59 indicates distinct and separate procedures, often used to unbundle procedures, 
51 indicates that the procedures were performed in the same procedural setting.
a cardiac cath followed by stent placement, will be bundled with the stent placement and it should not be unbundled, once a definitive procedure has been performed you do not billed for the diagnostic as that is the approach.  much like the diagnositic colonoscopy and the polypectomy cannot be billed together.


----------



## jbrightw (Aug 22, 2012)

mitchellde said:


> 59 indicates distinct and separate procedures, often used to unbundle procedures,
> 51 indicates that the procedures were performed in the same procedural setting.
> a cardiac cath followed by stent placement, will be bundled with the stent placement and it should not be unbundled, once a definitive procedure has been performed you do not billed for the diagnostic as that is the approach.  much like the diagnositic colonoscopy and the polypectomy cannot be billed together.
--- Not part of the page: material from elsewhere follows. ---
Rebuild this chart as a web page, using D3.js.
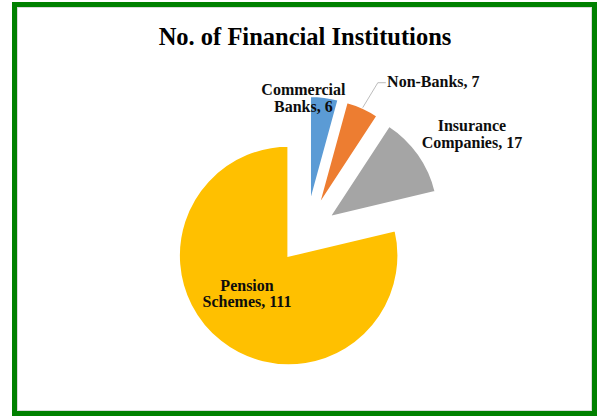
<!DOCTYPE html>
<html>
<head>
<meta charset="utf-8">
<script src="https://cdn.jsdelivr.net/npm/d3@7"></script>
<style>
  html, body { margin: 0; padding: 0; background: #fff; }
  svg { display: block; }
  text { font-family: "Liberation Serif", "Times New Roman", serif; font-weight: bold; }
</style>
</head>
<body>
<svg id="chart" width="597" height="417"></svg>
<script>
// Data
const categories = ["Commercial Banks", "Non-Banks", "Insurance Companies", "Pension Schemes"];
const values = [6, 7, 17, 111];
const labelLines = [["Commercial", "Banks, 6"], ["Non-Banks, 7"], ["Insurance", "Companies, 17"], ["Pension", "Schemes, 111"]];
const colors = ["#5B9BD5", "#ED7D31", "#A5A5A5", "#FFC000"];

// Layout
const W = 597, H = 417;
const center = { x: 306, y: 233.5 };
const radius = 110;
const explode = 28;
// label block centres, polar (degrees clockwise from 12 o'clock, distance from centre)
const labelPolar = [[-1.1, 135.7], [39.9, 198.5], [59.1, 193.4], [224.6, 84]];
const lineH = 16.5;

const svg = d3.select("#chart");

// frame
svg.append("rect").attr("x", 0).attr("y", 0).attr("width", W).attr("height", H).attr("fill", "#fff");
svg.append("rect").attr("x", 17.5).attr("y", 7.5).attr("width", 574).attr("height", 403)
  .attr("fill", "none").attr("stroke", "#d9d9d9").attr("stroke-width", 1);
svg.append("rect").attr("x", 14.5).attr("y", 4.5).attr("width", 580).attr("height", 409)
  .attr("fill", "none").attr("stroke", "#008000").attr("stroke-width", 5);

// title
svg.append("text").attr("x", 305).attr("y", 45).attr("text-anchor", "middle")
  .attr("font-size", 24.5).attr("fill", "#000").text("No. of Financial Institutions");

const pie = d3.pie().sort(null).value(d => d).startAngle(0).endAngle(2 * Math.PI);
const arcs = pie(values);
const arc = d3.arc().innerRadius(0).outerRadius(radius);

const g = svg.append("g").attr("transform", `translate(${center.x},${center.y})`);

const mid = d => (d.startAngle + d.endAngle) / 2;

g.selectAll("path.slice").data(arcs).enter().append("path")
  .attr("class", "slice")
  .attr("transform", d => `translate(${Math.sin(mid(d)) * explode},${-Math.cos(mid(d)) * explode})`)
  .attr("d", arc)
  .attr("fill", (d, i) => colors[i])
  .attr("stroke", "#fff")
  .attr("stroke-width", 2.5)
  .attr("stroke-linejoin", "miter");

// labels
const labelPos = labelPolar.map(([a, r]) => {
  const t = a * Math.PI / 180;
  return [Math.sin(t) * r, -Math.cos(t) * r];
});

// leader line for Non-Banks
{
  const i = 1, d = arcs[i];
  const m = mid(d);
  const p0 = [Math.sin(m) * (radius + explode), -Math.cos(m) * (radius + explode)];
  const textW = 93;
  const lx = labelPos[i][0] - textW / 2 - 1;
  const ly = labelPos[i][1] + 1.5;
  g.append("path")
    .attr("d", d3.line()([p0, [lx - 8, ly], [lx, ly]]))
    .attr("fill", "none").attr("stroke", "#a6a6a6").attr("stroke-width", 0.75);
}

const labels = g.selectAll("text.lbl").data(labelLines).enter().append("text")
  .attr("class", "lbl")
  .attr("text-anchor", "middle")
  .attr("font-size", 16)
  .attr("fill", "#0d0d0d");

labels.each(function (lines, i) {
  const [cx, cy] = labelPos[i];
  const y0 = cy - (lines.length - 1) * lineH / 2 + 5.5;
  d3.select(this).selectAll("tspan").data(lines).enter().append("tspan")
    .attr("x", cx).attr("y", (l, j) => y0 + j * lineH).text(l => l);
});
</script>
</body>
</html>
Sorry I didn't think of unbundling and I understand now. Thanks Debra


----------



## sirisha (Aug 24, 2012)

Thanks for your reply Debra and Brightwin.


----------



## Naveen Rachagolla (Aug 24, 2012)

Procedure 92980 should be reported with 59 to specify distinct anatomical site and 51 for multiple procedure as this procedure has a lowere RVU than 93458.
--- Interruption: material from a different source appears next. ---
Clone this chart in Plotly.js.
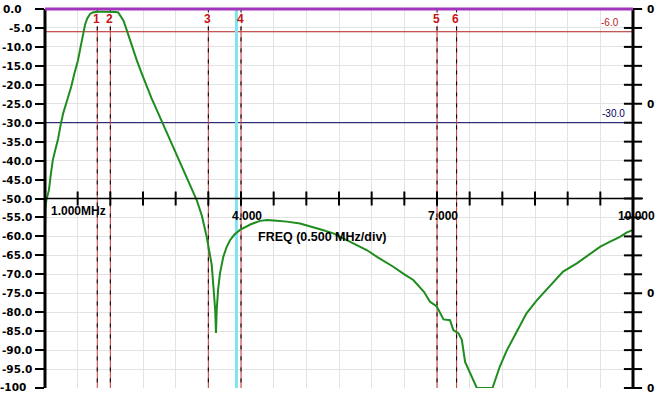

Modifier  26 can be appended to 93458 only. 26 does not apply to 92980 as it has PCTC indicator 0


----------



## mitchellde (Aug 24, 2012)

You may use the 59 modifier only if you can show by report that a different vessel was cathed from the vessel (s) stented.  The cath is the diagnostic part, the stent placement is the therapeutic part.  Unless a different site is involved you cannot code the diagnostic once the therapeutic has been performed on the same site. If you were to use the 59 modifier it would go on the column 2 code as that is the component, it is not dependent on the RVU for modifier placement.  The last time I looked the 93458 was the column 2 code and would be the one with the modifier
From the CMS site:
NOTE: The 929xx codes in column 1 describe coronary therapies. The 934xx codes in column 2 are diagnostic procedures. You should never use the 934xx diagnostic codes in column 2 to report catheter placement and coronary angiography performed as an integral part of the therapeutic column 1 services


----------